Vraag 1, 2 en 3
Wat is uw oordeel over de publieke functies van de voorzitter van de Raad voor de
Leefomgeving en Infrastructuur, de heer Meijdam, tevens voorzitter van de commissie
Meijdam, die onderzoek doet in verband met de permanente structuur voor de OV-chipkaart,
nu zijn integriteit ter discussie staat en hij de schijn van belangenverstrengeling
op zich heeft geladen?1
Vindt u niet dat hij per direct moet terugtreden in het belang van de publieke zaak,
omdat het, bij het dienen van deze zaak, belangrijk is dat personen van onbesproken
gedrag dienen te zijn? Zo neen, waarom niet?
Welke stappen gaat u in deze ondernemen?
Antwoord 1, 2 en 3
Ik acht de integriteit en het vermijden van belangenverstrengeling voor publieke ambtsdragers
van het grootste belang. Ik ben het met u eens dat personen die een publieke functie
uitoefenen van onbesproken gedrag dienen te zijn. In de evaluatie van de kaderwet
adviescolleges is door het kabinet geconstateerd dat de transparantie over nevenfuncties
en belangen van raadsleden bij de meeste adviescolleges verbetering behoeft. Daarbij
teken ik aan dat vanwege de gewenste maatschappelijke ervaring en positie waarop raadsleden
worden geselecteerd, het risico van belangenverstrengeling nooit helemaal kan worden
uitgesloten.
Om de transparantie te borgen zijn ten aanzien van de Rli enkele zaken geregeld.

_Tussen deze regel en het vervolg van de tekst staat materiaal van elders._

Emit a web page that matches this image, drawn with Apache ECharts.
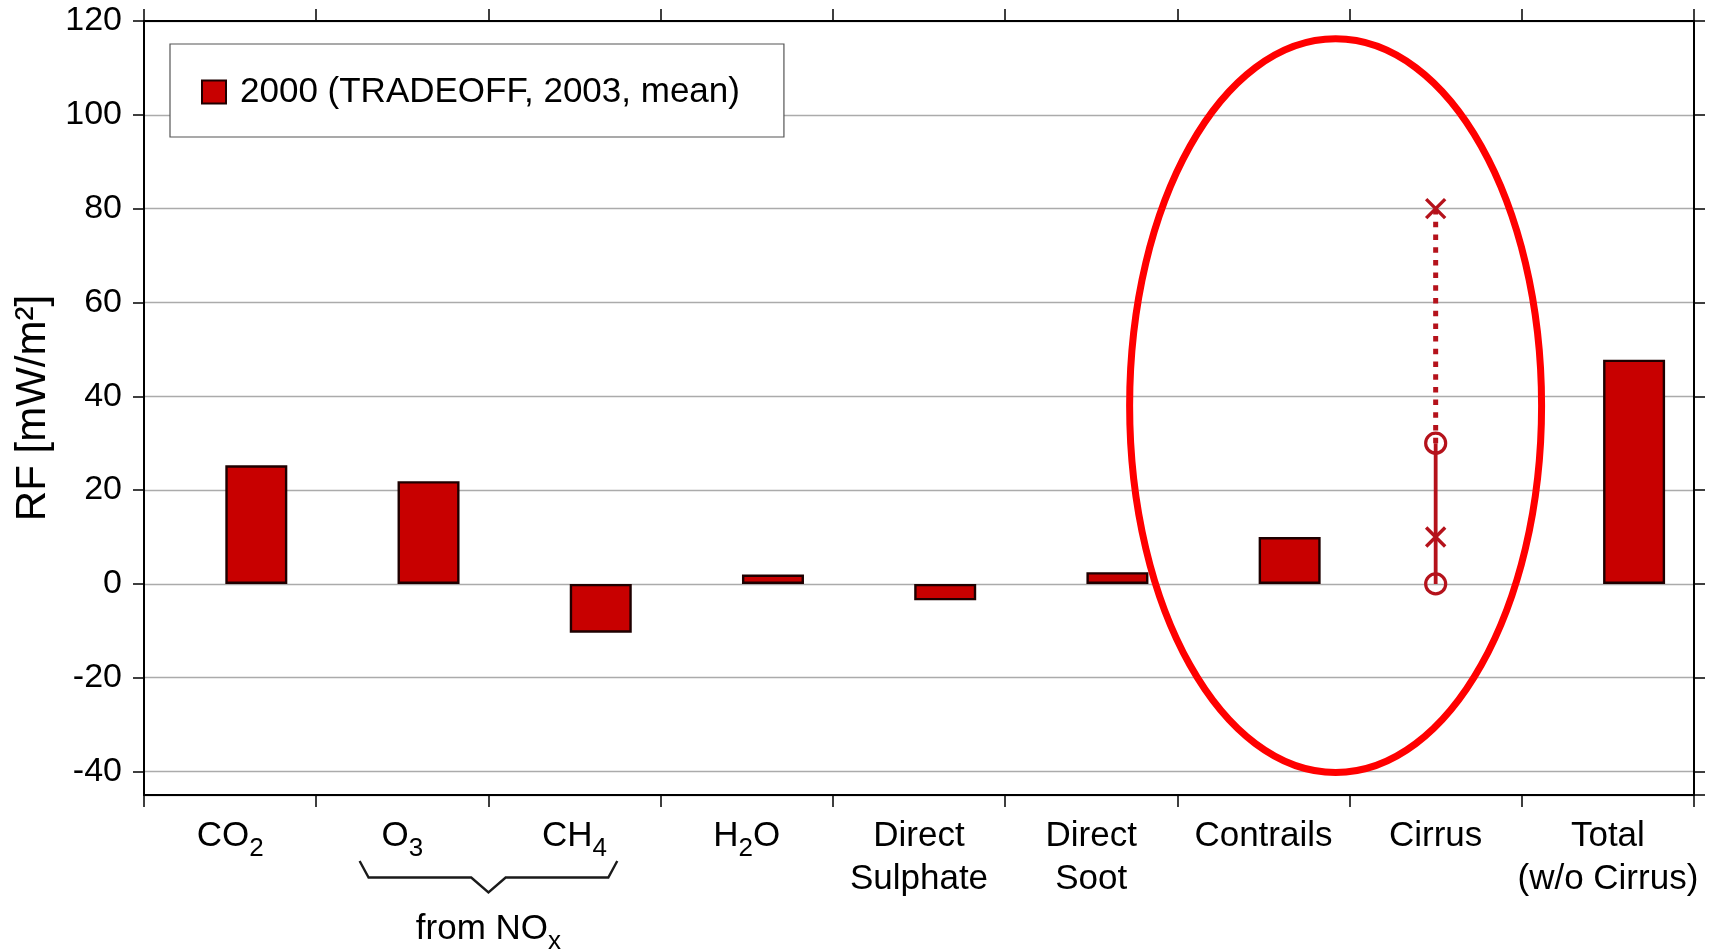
<!DOCTYPE html>
<html>
<head>
<meta charset="utf-8">
<script src="https://cdn.jsdelivr.net/npm/echarts@6/dist/echarts.min.js"></script>
<style>
  html, body { margin: 0; padding: 0; background: #ffffff; }
  #chart { width: 1715px; height: 949px; }
</style>
</head>
<body>
<div id="chart"></div>
<script>
// Aviation radiative forcing components, year 2000 (mW/m²)
const categories = ['CO2', 'O3', 'CH4', 'H2O', 'Direct Sulphate', 'Direct Soot', 'Contrails', 'Cirrus', 'Total (w/o Cirrus)'];
const categoryLabels = ['CO{sub|2}', 'O{sub|3}', 'CH{sub|4}', 'H{sub|2}O', 'Direct\nSulphate', 'Direct\nSoot', 'Contrails', 'Cirrus', 'Total\n(w/o Cirrus)'];
const rf2000 = [25.3, 21.9, -10.4, 2.0, -3.5, 2.5, 10.0, null, 47.8];

// Cirrus: range estimates only (no bar)
const cirrusSolid = [0, 30];
const cirrusDotted = [30, 80];
const cirrusCircles = [0, 30];
const cirrusCrosses = [10, 80];

const yMin = -45;
const yMax = 120;
const legendName = '2000 (TRADEOFF, 2003, mean)';

const FONT = "'Liberation Sans', Arial, Helvetica, sans-serif";
const BAR_RED = '#c80000';
const BAR_EDGE = '#1e0000';
const RANGE_RED = '#b5121b';

const chart = echarts.init(document.getElementById('chart'), null, { renderer: 'canvas' });

const subStyle = { fontSize: 26, fontFamily: FONT, color: '#000', verticalAlign: 'top', padding: [21, 0, 0, 0], lineHeight: 43 };

const option = {
  backgroundColor: '#ffffff',
  animation: false,
  textStyle: { fontFamily: FONT },
  grid: { left: 144, right: 21, top: 21, bottom: 154, containLabel: false, outerBoundsMode: 'none' },
  legend: {
    data: [{ name: legendName, icon: 'rect' }],
    left: 170,
    top: 44,
    orient: 'horizontal',
    itemWidth: 24,
    itemHeight: 23,
    padding: [26, 44, 23, 31],
    borderColor: '#555555',
    borderWidth: 1.2,
    backgroundColor: '#ffffff',
    selectedMode: false,
    textStyle: { fontSize: 35, fontFamily: FONT, color: '#000', lineHeight: 34, padding: [10, 0, 0, 9] }
  },
  xAxis: [
    {
      type: 'category',
      position: 'bottom',
      data: categories,
      axisLine: { show: true, onZero: false, lineStyle: { color: '#000', width: 2 } },
      axisTick: { show: true, inside: false, length: 12, lineStyle: { color: '#000', width: 1.5 } },
      splitLine: { show: false },
      axisLabel: {
        interval: 0,
        margin: 20,
        fontSize: 35,
        fontFamily: FONT,
        color: '#000',
        lineHeight: 43,
        align: 'center',
        formatter: (value, idx) => categoryLabels[idx],
        rich: { sub: subStyle }
      }
    },
    {
      type: 'category',
      position: 'top',
      data: categories,
      axisLine: { show: true, onZero: false, lineStyle: { color: '#000', width: 2 } },
      axisTick: { show: true, inside: false, length: 12, lineStyle: { color: '#000', width: 1.5 } },
      axisLabel: { show: false },
      splitLine: { show: false }
    }
  ],
  yAxis: [
    {
      type: 'value',
      position: 'left',
      min: yMin,
      max: yMax,
      splitNumber: 8,
      name: 'RF [mW/m²]',
      nameLocation: 'middle',
      nameGap: 90,
      nameTextStyle: { fontSize: 42, fontFamily: FONT, color: '#000' },
      axisLine: { show: true, onZero: false, lineStyle: { color: '#000', width: 2 } },
      axisTick: { show: true, inside: false, length: 11, lineStyle: { color: '#000', width: 1.5 } },
      axisLabel: { show: true, showMinLabel: false, margin: 22, fontSize: 34, fontFamily: FONT, color: '#000' },
      splitLine: { show: true, lineStyle: { color: '#ababab', width: 1.4 } }
    },
    {
      type: 'value',
      position: 'right',
      min: yMin,
      max: yMax,
      splitNumber: 8,
      axisLine: { show: true, onZero: false, lineStyle: { color: '#000', width: 2 } },
      axisTick: { show: true, inside: false, length: 11, lineStyle: { color: '#000', width: 1.5 } },
      axisLabel: { show: false },
      splitLine: { show: false }
    }
  ],
  series: [
    {
      // empty slot that holds the left half of each category
      name: 'slot',
      type: 'bar',
      barWidth: 52.4,
      barGap: '0%',
      data: [],
      silent: true
    },
    {
      name: legendName,
      type: 'bar',
      barWidth: 62,
      barGap: '0%',
      data: rf2000,
      itemStyle: { color: BAR_RED, borderColor: BAR_EDGE, borderWidth: 2.4 },
      z: 3
    },
    {
      name: 'cirrus-solid',
      type: 'line',
      data: cirrusSolid.map(v => ['Cirrus', v]),
      symbol: 'none',
      lineStyle: { color: RANGE_RED, width: 3.8, type: 'solid' },
      silent: true,
      z: 4
    },
    {
      name: 'cirrus-dotted',
      type: 'line',
      data: cirrusDotted.map(v => ['Cirrus', v]),
      symbol: 'none',
      lineStyle: { color: RANGE_RED, width: 5, type: [5.5, 7.2], cap: 'butt' },
      silent: true,
      z: 4
    },
    {
      name: 'cirrus-circles',
      type: 'scatter',
      data: cirrusCircles.map(v => ['Cirrus', v]),
      symbol: 'circle',
      symbolSize: 20,
      itemStyle: { color: 'rgba(0,0,0,0)', borderColor: RANGE_RED, borderWidth: 3.2, opacity: 1 },
      silent: true,
      z: 5
    },
    {
      name: 'cirrus-crosses',
      type: 'scatter',
      data: cirrusCrosses.map(v => ['Cirrus', v]),
      symbol: 'path://M0,0L10,10M10,0L0,10',
      symbolSize: 19,
      itemStyle: { color: 'rgba(0,0,0,0)', borderColor: RANGE_RED, borderWidth: 3.4, opacity: 1 },
      silent: true,
      z: 5
    },
    {
      // red ring drawn around the contrail / cirrus columns
      name: 'ring',
      type: 'custom',
      silent: true,
      z: 10,
      data: [[6, 38.0]],
      renderItem: function (params, api) {
        const c = api.coord([api.value(0), api.value(1)]);
        const band = api.size([1, 0])[0];
        const unitY = api.size([0, 1])[1];
        return {
          type: 'ellipse',
          shape: { cx: c[0] + 0.419 * band, cy: c[1], rx: 1.196 * band, ry: 78.2 * unitY },
          style: { fill: 'none', stroke: '#ff0000', lineWidth: 7 }
        };
      }
    },
    {
      // brace grouping the two NOx-driven terms
      name: 'nox-brace',
      type: 'custom',
      silent: true,
      z: 10,
      data: [[1, yMin]],
      renderItem: function (params, api) {
        const a = api.coord([1, yMin]);
        const b = api.coord([2, yMin]);
        const band = b[0] - a[0];
        const mid = (a[0] + b[0]) / 2;
        const y0 = a[1];
        return {
          type: 'group',
          children: [
            {
              type: 'polyline',
              shape: {
                points: [
                  [mid - 0.748 * band, y0 + 66],
                  [mid - 0.696 * band, y0 + 82.5],
                  [mid - 0.1 * band, y0 + 82.5],
                  [mid, y0 + 97.5],
                  [mid + 0.1 * band, y0 + 82.5],
                  [mid + 0.696 * band, y0 + 82.5],
                  [mid + 0.748 * band, y0 + 66]
                ]
              },
              style: { fill: 'none', stroke: '#1a1a1a', lineWidth: 2.4 }
            },
            {
              type: 'text',
              x: mid,
              y: y0 + 113,
              style: {
                text: 'from NO{sub|x}',
                fontSize: 35,
                fontFamily: FONT,
                fill: '#000',
                lineHeight: 43,
                align: 'center',
                verticalAlign: 'top',
                rich: {
                  sub: { fontSize: 26, fontFamily: FONT, fill: '#000', verticalAlign: 'top', padding: [21, 0, 0, 0], lineHeight: 43 }
                }
              }
            }
          ]
        };
      }
    }
  ]
};

chart.setOption(option);
</script>
</body>
</html>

Ten eerste bestaan binnen de Rli heldere afspraken omtrent de samenstelling van commissies
die de verantwoordelijkheid dragen voor het opstellen van adviezen. Zo nodig worden
verschillende tegengestelde belangen in commissies vertegenwoordigd.
Ten tweede zal de Rli een code belangenverstrengeling opstellen en toepassen. Met
de raad heb ik daarbij afgesproken dat de komende maanden een systeem zal worden opgezet
dat inzicht moet bieden in de nevenfuncties en belangen van raadsleden.
Ten derde heb ik met de voorzitter van de Rli al ruim vóór zijn aantreden afspraken
gemaakt dat hij zijn activiteiten als belangenbehartiger voor plots en posities van
bouwbedrijven en ontwikkelaars zou staken, na afronding van lopende opdrachten. Deze
activiteiten heeft hij versneld beëindigd, teneinde zelfs de kans op een schijn van
belangenverstrengeling te vermijden.
Ik zie er op toe dat de genoemde afspraken nauwgezet worden nagekomen en ben van mening
dat daarmee voldoende waarborgen zijn ingebouwd. Ik zie dan ook geen aanleiding om
aanvullende maatregelen te treffen, dat geldt tevens voor zijn functioneren als voorzitter
van de commissie Meijdam.
Voor wat betreft de deskundigheid op het gebied van gevaarlijke stoffen binnen de
RLI, verwijs ik u naar de beantwoording van de vragen die het lid Paulus Jansen (SP)
hierover heeft gesteld (Aanhangsel handelingen 2011–2012, nr. 3262).